─── Recorded information ───

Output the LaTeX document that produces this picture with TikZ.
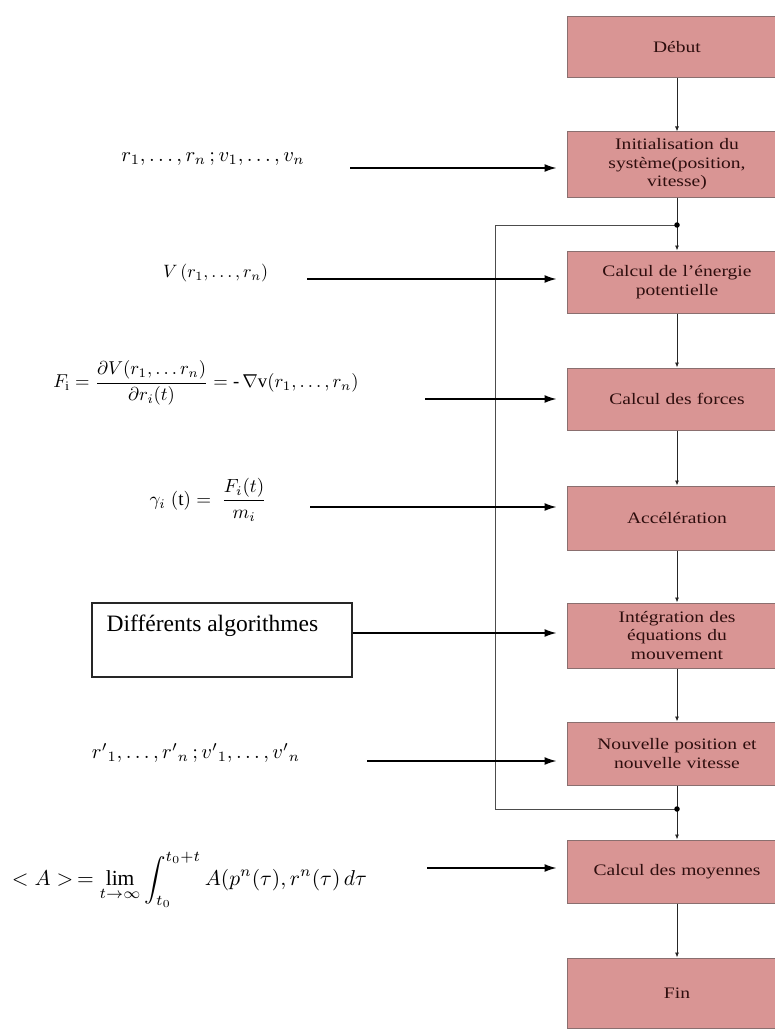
\documentclass[tikz,border=0pt]{standalone}
\usepackage{fontspec}
\usepackage{amsmath}
\usepackage{graphicx}
\setmainfont{Liberation Serif}
\newfontfamily\boxfont[FakeStretch=1.22]{Liberation Serif}
\usetikzlibrary{arrows.meta}
\definecolor{boxfill}{HTML}{D99594}
\definecolor{boxedge}{HTML}{8A6F6F}
\definecolor{boxtext}{HTML}{2E0E0E}
\tikzset{
  stepbox/.style={draw=boxedge, line width=1pt, fill=boxfill, minimum width=220pt,
    text width=190pt, align=center, font=\boxfont\fontsize{16}{18.5}\selectfont,
    text=boxtext, inner sep=0pt},
  flow/.style={-{Latex[length=5pt,width=4pt]}, line width=0.8pt, draw=black!85},
  feed/.style={line width=0.8pt, draw=black!70},
  inarrow/.style={-{Latex[length=12pt,width=8pt]}, line width=1.4pt, shorten >=10pt},
  formula/.style={inner sep=0pt},
  dot/.style={circle, fill=black, inner sep=0pt, minimum size=5.5pt},
  algobox/.style={draw=black!85, line width=1.2pt, minimum width=260pt, minimum height=74pt, inner sep=0pt},
  algotext/.style={anchor=base west, inner sep=0pt, font=\fontsize{23.5}{26}\selectfont},
}
\begin{document}
\begin{tikzpicture}[x=1pt,y=-1pt]
\useasboundingbox (0,0) rectangle (775,1030);
\clip (0,0) rectangle (775,1030);

% flow boxes
\node[stepbox, minimum height=61pt] (debut) at (677,47.5) {Début};
\node[stepbox, minimum height=65pt] (init) at (677,164.5) {Initialisation du\\ système(position,\\ vitesse)};
\node[stepbox, minimum height=62pt] (energie) at (677,282) {Calcul de l’énergie\\ potentielle};
\node[stepbox, minimum height=62pt] (forces) at (677,399) {Calcul des forces};
\node[stepbox, minimum height=64pt] (accel) at (677,518) {Accélération};
\node[stepbox, minimum height=65pt] (integ) at (677,635.5) {Intégration des\\ équations du\\ mouvement};
\node[stepbox, minimum height=63pt] (nouv) at (677,753.5) {Nouvelle position et\\ nouvelle vitesse};
\node[stepbox, minimum height=63pt] (moy) at (677,871.5) {Calcul des moyennes};
\node[stepbox, minimum height=70pt] (fin) at (677,993) {Fin};

% vertical flow
\draw[flow] (debut) -- (init);
\draw[flow] (init) -- (energie);
\draw[flow] (energie) -- (forces);
\draw[flow] (forces) -- (accel);
\draw[flow] (accel) -- (integ);
\draw[flow] (integ) -- (nouv);
\draw[flow] (nouv) -- (moy);
\draw[flow] (moy) -- (fin);

% feedback loop
\coordinate (j1) at (677,225);
\coordinate (j2) at (677,809);
\coordinate (fb) at (495,809);
\draw[feed] (j2) -- (fb) |- (j1);
\node[dot] at (j1) {};
\node[dot] at (j2) {};

% formulas
\node[formula] (f1) at (213,159) {\resizebox{183pt}{!}{$r_1,\ldots,r_n\,;v_1,\ldots,v_n$}};
\node[formula] (f2) at (215.5,273) {\resizebox{105pt}{!}{$V\,(r_1,\ldots,r_n)$}};
\node[formula] (f3) at (206,383) {\resizebox{305pt}{!}{$F_{\mathrm{i}} = \dfrac{\partial V(r_1,\ldots r_n)}{\partial r_i(t)} = \text{-}\,\nabla\mathrm{v}(r_1,\ldots,r_n)$}};
\node[formula] (f4) at (208,500) {\resizebox{117pt}{!}{$\gamma_i\;(\mathrm{t}) = \;\dfrac{F_i(t)}{m_i}$}};
\node[formula] (f6) at (196,753) {\resizebox{208pt}{!}{${r'}_1,\ldots,{r'}_n\,;{v'}_1,\ldots,{v'}_n$}};
\node[formula] (f7) at (189.5,880) {\resizebox{355pt}{!}{$<A>\,=\displaystyle\lim_{t\to\infty}\int_{t_0}^{t_0+t} A(p^n(\tau),r^n(\tau)\,d\tau$}};

% algorithms box
\node[algobox] (algo) at (222,640) {};
\node[algotext] (algot) at ([shift={(15,29)}]algo.north west) {Différents algorithmes};

% input arrows
\coordinate (a1) at (350,168);
\coordinate (a2) at (307,279);
\coordinate (a3) at (425,399);
\coordinate (a4) at (310,507);
\coordinate (a5) at (algo.east |- 0,633);
\coordinate (a6) at (367,761);
\coordinate (a7) at (427,868);
\draw[inarrow] (a1) -- (a1 -| init.west);
\draw[inarrow] (a2) -- (a2 -| energie.west);
\draw[inarrow] (a3) -- (a3 -| forces.west);
\draw[inarrow] (a4) -- (a4 -| accel.west);
\draw[inarrow] (a5) -- (a5 -| integ.west);
\draw[inarrow] (a6) -- (a6 -| nouv.west);
\draw[inarrow] (a7) -- (a7 -| moy.west);
\end{tikzpicture}
\end{document}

───

What to produce: Without the pictures, write out all of the material exactly.

Task result:
Output the LaTeX document that produces this picture with TikZ.
\documentclass[tikz,border=0pt]{standalone}
\usepackage{fontspec}
\usepackage{amsmath}
\usepackage{graphicx}
\setmainfont{Liberation Serif}
\newfontfamily\boxfont[FakeStretch=1.22]{Liberation Serif}
\usetikzlibrary{arrows.meta}
\definecolor{boxfill}{HTML}{D99594}
\definecolor{boxedge}{HTML}{8A6F6F}
\definecolor{boxtext}{HTML}{2E0E0E}
\tikzset{
  stepbox/.style={draw=boxedge, line width=1pt, fill=boxfill, minimum width=220pt,
    text width=190pt, align=center, font=\boxfont\fontsize{16}{18.5}\selectfont,
    text=boxtext, inner sep=0pt},
  flow/.style={-{Latex[length=5pt,width=4pt]}, line width=0.8pt, draw=black!85},
  feed/.style={line width=0.8pt, draw=black!70},
  inarrow/.style={-{Latex[length=12pt,width=8pt]}, line width=1.4pt, shorten >=10pt},
  formula/.style={inner sep=0pt},
  dot/.style={circle, fill=black, inner sep=0pt, minimum size=5.5pt},
  algobox/.style={draw=black!85, line width=1.2pt, minimum width=260pt, minimum height=74pt, inner sep=0pt},
  algotext/.style={anchor=base west, inner sep=0pt, font=\fontsize{23.5}{26}\selectfont},
}
\begin{document}
\begin{tikzpicture}[x=1pt,y=-1pt]
\useasboundingbox (0,0) rectangle (775,1030);
\clip (0,0) rectangle (775,1030);

% flow boxes
\node[stepbox, minimum height=61pt] (debut) at (677,47.5) {Début};
\node[stepbox, minimum height=65pt] (init) at (677,164.5) {Initialisation du\\ système(position,\\ vitesse)};
\node[stepbox, minimum height=62pt] (energie) at (677,282) {Calcul de l’énergie\\ potentielle};
\node[stepbox, minimum height=62pt] (forces) at (677,399) {Calcul des forces};
\node[stepbox, minimum height=64pt] (accel) at (677,518) {Accélération};
\node[stepbox, minimum height=65pt] (integ) at (677,635.5) {Intégration des\\ équations du\\ mouvement};
\node[stepbox, minimum height=63pt] (nouv) at (677,753.5) {Nouvelle position et\\ nouvelle vitesse};
\node[stepbox, minimum height=63pt] (moy) at (677,871.5) {Calcul des moyennes};
\node[stepbox, minimum height=70pt] (fin) at (677,993) {Fin};

% vertical flow
\draw[flow] (debut) -- (init);
\draw[flow] (init) -- (energie);
\draw[flow] (energie) -- (forces);
\draw[flow] (forces) -- (accel);
\draw[flow] (accel) -- (integ);
\draw[flow] (integ) -- (nouv);
\draw[flow] (nouv) -- (moy);
\draw[flow] (moy) -- (fin);

% feedback loop
\coordinate (j1) at (677,225);
\coordinate (j2) at (677,809);
\coordinate (fb) at (495,809);
\draw[feed] (j2) -- (fb) |- (j1);
\node[dot] at (j1) {};
\node[dot] at (j2) {};

% formulas
\node[formula] (f1) at (213,159) {\resizebox{183pt}{!}{$r_1,\ldots,r_n\,;v_1,\ldots,v_n$}};
\node[formula] (f2) at (215.5,273) {\resizebox{105pt}{!}{$V\,(r_1,\ldots,r_n)$}};
\node[formula] (f3) at (206,383) {\resizebox{305pt}{!}{$F_{\mathrm{i}} = \dfrac{\partial V(r_1,\ldots r_n)}{\partial r_i(t)} = \text{-}\,\nabla\mathrm{v}(r_1,\ldots,r_n)$}};
\node[formula] (f4) at (208,500) {\resizebox{117pt}{!}{$\gamma_i\;(\mathrm{t}) = \;\dfrac{F_i(t)}{m_i}$}};
\node[formula] (f6) at (196,753) {\resizebox{208pt}{!}{${r'}_1,\ldots,{r'}_n\,;{v'}_1,\ldots,{v'}_n$}};
\node[formula] (f7) at (189.5,880) {\resizebox{355pt}{!}{$<A>\,=\displaystyle\lim_{t\to\infty}\int_{t_0}^{t_0+t} A(p^n(\tau),r^n(\tau)\,d\tau$}};

% algorithms box
\node[algobox] (algo) at (222,640) {};
\node[algotext] (algot) at ([shift={(15,29)}]algo.north west) {Différents algorithmes};

% input arrows
\coordinate (a1) at (350,168);
\coordinate (a2) at (307,279);
\coordinate (a3) at (425,399);
\coordinate (a4) at (310,507);
\coordinate (a5) at (algo.east |- 0,633);
\coordinate (a6) at (367,761);
\coordinate (a7) at (427,868);
\draw[inarrow] (a1) -- (a1 -| init.west);
\draw[inarrow] (a2) -- (a2 -| energie.west);
\draw[inarrow] (a3) -- (a3 -| forces.west);
\draw[inarrow] (a4) -- (a4 -| accel.west);
\draw[inarrow] (a5) -- (a5 -| integ.west);
\draw[inarrow] (a6) -- (a6 -| nouv.west);
\draw[inarrow] (a7) -- (a7 -| moy.west);
\end{tikzpicture}
\end{document}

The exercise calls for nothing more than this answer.